The project is not lacking in ambition, but if you’ve kept up with Hersh this shouldn’t be any surprise. She’s been crafting solid solo record and pushing the limits of her rock ethos with the excellent 50 Foot Wave, who — among other great releases — gave us one of Hersh’s biggest and most energetic moments with the 26-minute song “Power + Light”. Purgatory/Paradise, though, is not about a whole, at least not in the same way. As a companion to the book, itself a strange and fascinating artifact, the songs here play like pages in a book, some torn and missing chunks perhaps, some with details and images we linger on longer, but these are brief moments that turn in to the next one quickly without looking back.

But there are more wrinkles in the structure than just this “shattered” feel (as Hersh calls it in the book). Some songs work together — like, say “sleepwalking 1” and “sleepwalking 2” — but they may come to us out of order and songs apart on the record. “Sleepwalking 2” comes early on the record, thrumming on acoustic guitar and echoing drums and Hersh insisting that “it is too sharp here”, before being interrupted by a tightrope guitar line. “Sleepwalking 1”, though, comes near the end of the record, and builds on a bed of distorted guitars. It’s a booming shadow that seems to come in front of the smaller figure of “2”. Similarly, “Folding Fire 1” is a soft, gauzy tune, a seemingly whole part here, with deep overcast textures, but eight songs before it we got “Folding Fire 2”, it’s brief and fragile, flute-lead coda.

To present to us a chronology and then whip it up into out-of-order hunks is disorienting, but in a charming way. It keeps us walking off-kilter, everything here tilted just so on its axis, and then we get plowed into by, say, “Sunray Venus”, a brilliant industrial strength rocker, where Hersh sings about how “no one remembers your name” and you, oddly, commit the moment to memory. There’s also the eye-swimming sway of “Opiates”, another complete moment that drifts perfectly between here-and-now tension and lost-in-your-mind space. “Slippershell”, the longest and best song here, shows the band at its most muscled. Hersh’s voice smolders while Narcizo and Georges seem to gouge into the floorboards with their hard thump, each gap in their rhythm hitting as hard as a snare or kick drum, rumbling as low as any note could go. Meanwhile the guitars seem to multiple and tangle here, shifting the acoustic strum that seems to shake behind every track here into some protean beast of guitar riffs, each one snarling at the next.

If these are the moments that stick, they also feel overwhelming by all the other moments around them.

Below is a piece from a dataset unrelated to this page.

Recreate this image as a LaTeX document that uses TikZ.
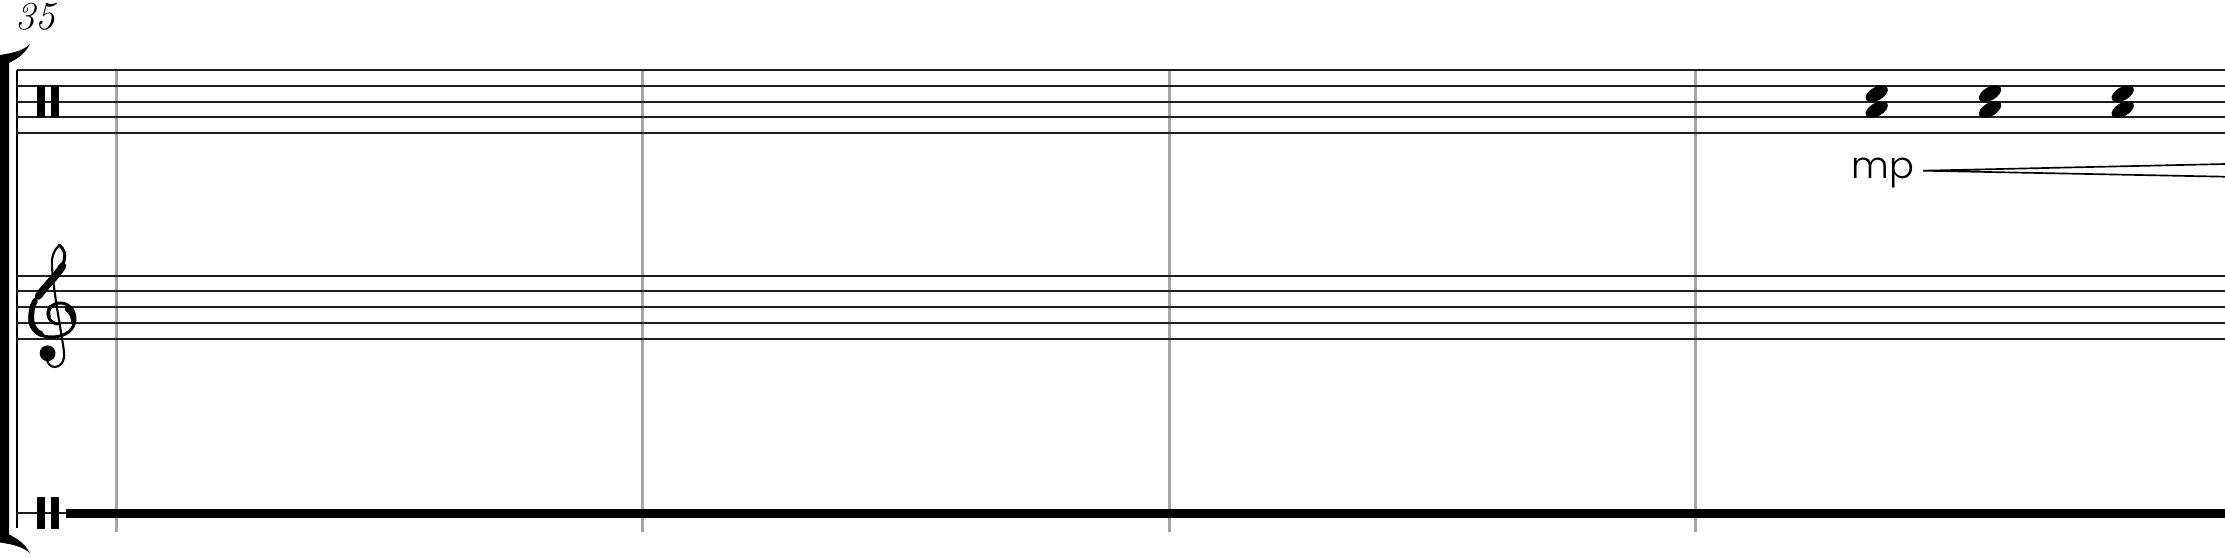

Sure, you’re likely to remember a chorus, get a hook stuck in your ear, but really Throwing Muses seems to be suggesting that this is beside the point, that going along or even keeping up with the record and where it’s going isn’t as important as being locked in to any given moment. It’s not that the band is stuck between the Purgatory and Paradise of the title, but more that they are playing with any and all space in between. So while song to song the album sometimes seems to drift by, almost ineffectually, as you get to the record’s end, you realize the cumulative effect, that these smaller bits have made some pointillistic whole, even if what that whole is remains murky, smudged, just beyond clarity. What is clear is that this record, and book, which call into question what records and books and can and should do, how they can and should interact, still delivers in a basic, thrilling way. Throwing Muses is back or it never left and it doesn’t matter which. Because while this borrows from all eras of the band’s long history, it’s got its own tense seething, it’s own structure, it’s own curiosities and, finally, it’s own impact.